─── Stored data ───
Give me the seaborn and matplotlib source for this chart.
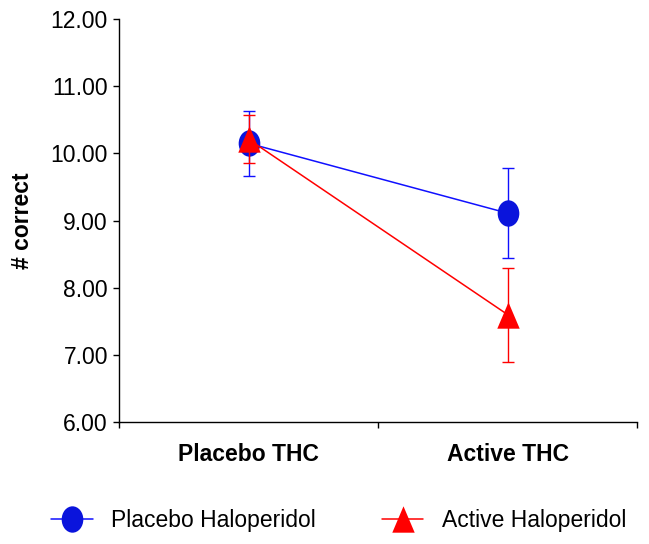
import numpy as np
import matplotlib
matplotlib.use("Agg")
import matplotlib.pyplot as plt
import seaborn as sns
from matplotlib.path import Path
from matplotlib.transforms import Affine2D

# data
conditions = ["Placebo THC", "Active THC"]
series = ["Placebo Haloperidol", "Active Haloperidol"]
placebo_halo = [10.15, 9.11]
placebo_halo_err = [0.48, 0.67]
active_halo = [10.21, 7.60]
active_halo_err = [0.36, 0.70]
yticks = [6, 7, 8, 9, 10, 11, 12]

sns.set_style("ticks")
plt.rcParams["font.family"] = ["Liberation Sans", "DejaVu Sans"]
plt.rcParams["text.color"] = "black"
plt.rcParams["axes.labelcolor"] = "black"
plt.rcParams["xtick.color"] = "black"
plt.rcParams["ytick.color"] = "black"

# slightly squashed markers, like the excel original
ellipse = Path.unit_circle().transformed(Affine2D().scale(0.82, 1.0))
tri = Path([(0, 1), (-0.85, -1), (0.85, -1), (0, 1)],
           [Path.MOVETO, Path.LINETO, Path.LINETO, Path.CLOSEPOLY])

fig = plt.figure(figsize=(6.49, 5.44), dpi=100)
ax = fig.add_axes([0.1834, 0.2243, 0.7981, 0.7407])

xpos = np.arange(len(conditions))
styles = [
    (placebo_halo, placebo_halo_err, "#1010ff", "#0a14dc", ellipse),
    (active_halo, active_halo_err, "#ff0000", "#ff0000", tri),
]
handles = []
for name, (vals, err, lc, mc, mk) in zip(series, styles):
    ax.errorbar(xpos, vals, yerr=err, fmt="none", ecolor=lc, elinewidth=1.0,
                capsize=4.3, capthick=1.0)
    sns.lineplot(x=xpos, y=vals, color=lc, linewidth=1.1, marker=mk,
                 markersize=19, markerfacecolor=mc, markeredgewidth=0,
                 errorbar=None, sort=False, ax=ax, label=name, legend=False)
    handles.append(plt.Line2D([], [], color=lc, linewidth=1.1, marker=mk,
                              markersize=19, markerfacecolor=mc,
                              markeredgewidth=0))

ax.set_ylim(6, 12)
ax.set_yticks(yticks)
ax.set_yticklabels([f"{t:.2f}" for t in yticks], fontsize=16.5)
ax.set_xlim(-0.5, 1.5)
ax.set_xticks([-0.5, 0.5, 1.5])
ax.set_xticklabels([])
ax.set_xticks(xpos, minor=True)
ax.set_xticklabels(conditions, minor=True, fontsize=16.5, fontweight="bold")
ax.tick_params(axis="x", which="minor", length=0, pad=15)
ax.tick_params(axis="both", which="major", length=4, width=1, color="black",
               pad=4)
ax.set_xlabel("")
ax.set_ylabel("# correct", fontsize=16.5, fontweight="bold", labelpad=12)

for s in ["top", "right"]:
    ax.spines[s].set_visible(False)
for s in ["left", "bottom"]:
    ax.spines[s].set_color("black")
    ax.spines[s].set_linewidth(1.0)

fig.legend(handles, series, loc="center", bbox_to_anchor=(0.522, 0.044),
           ncol=2, frameon=False, fontsize=16.5, handlelength=1.8,
           handletextpad=0.8, columnspacing=2.9)

fig.savefig("out.png", dpi=100)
───
*What this task involves*
Every line above should be returned exactly; the pictures stay out.

*Problem solution*
Give me the seaborn and matplotlib source for this chart.
import numpy as np
import matplotlib
matplotlib.use("Agg")
import matplotlib.pyplot as plt
import seaborn as sns
from matplotlib.path import Path
from matplotlib.transforms import Affine2D

# data
conditions = ["Placebo THC", "Active THC"]
series = ["Placebo Haloperidol", "Active Haloperidol"]
placebo_halo = [10.15, 9.11]
placebo_halo_err = [0.48, 0.67]
active_halo = [10.21, 7.60]
active_halo_err = [0.36, 0.70]
yticks = [6, 7, 8, 9, 10, 11, 12]

sns.set_style("ticks")
plt.rcParams["font.family"] = ["Liberation Sans", "DejaVu Sans"]
plt.rcParams["text.color"] = "black"
plt.rcParams["axes.labelcolor"] = "black"
plt.rcParams["xtick.color"] = "black"
plt.rcParams["ytick.color"] = "black"

# slightly squashed markers, like the excel original
ellipse = Path.unit_circle().transformed(Affine2D().scale(0.82, 1.0))
tri = Path([(0, 1), (-0.85, -1), (0.85, -1), (0, 1)],
           [Path.MOVETO, Path.LINETO, Path.LINETO, Path.CLOSEPOLY])

fig = plt.figure(figsize=(6.49, 5.44), dpi=100)
ax = fig.add_axes([0.1834, 0.2243, 0.7981, 0.7407])

xpos = np.arange(len(conditions))
styles = [
    (placebo_halo, placebo_halo_err, "#1010ff", "#0a14dc", ellipse),
    (active_halo, active_halo_err, "#ff0000", "#ff0000", tri),
]
handles = []
for name, (vals, err, lc, mc, mk) in zip(series, styles):
    ax.errorbar(xpos, vals, yerr=err, fmt="none", ecolor=lc, elinewidth=1.0,
                capsize=4.3, capthick=1.0)
    sns.lineplot(x=xpos, y=vals, color=lc, linewidth=1.1, marker=mk,
                 markersize=19, markerfacecolor=mc, markeredgewidth=0,
                 errorbar=None, sort=False, ax=ax, label=name, legend=False)
    handles.append(plt.Line2D([], [], color=lc, linewidth=1.1, marker=mk,
                              markersize=19, markerfacecolor=mc,
                              markeredgewidth=0))

ax.set_ylim(6, 12)
ax.set_yticks(yticks)
ax.set_yticklabels([f"{t:.2f}" for t in yticks], fontsize=16.5)
ax.set_xlim(-0.5, 1.5)
ax.set_xticks([-0.5, 0.5, 1.5])
ax.set_xticklabels([])
ax.set_xticks(xpos, minor=True)
ax.set_xticklabels(conditions, minor=True, fontsize=16.5, fontweight="bold")
ax.tick_params(axis="x", which="minor", length=0, pad=15)
ax.tick_params(axis="both", which="major", length=4, width=1, color="black",
               pad=4)
ax.set_xlabel("")
ax.set_ylabel("# correct", fontsize=16.5, fontweight="bold", labelpad=12)

for s in ["top", "right"]:
    ax.spines[s].set_visible(False)
for s in ["left", "bottom"]:
    ax.spines[s].set_color("black")
    ax.spines[s].set_linewidth(1.0)

fig.legend(handles, series, loc="center", bbox_to_anchor=(0.522, 0.044),
           ncol=2, frameon=False, fontsize=16.5, handlelength=1.8,
           handletextpad=0.8, columnspacing=2.9)

fig.savefig("out.png", dpi=100)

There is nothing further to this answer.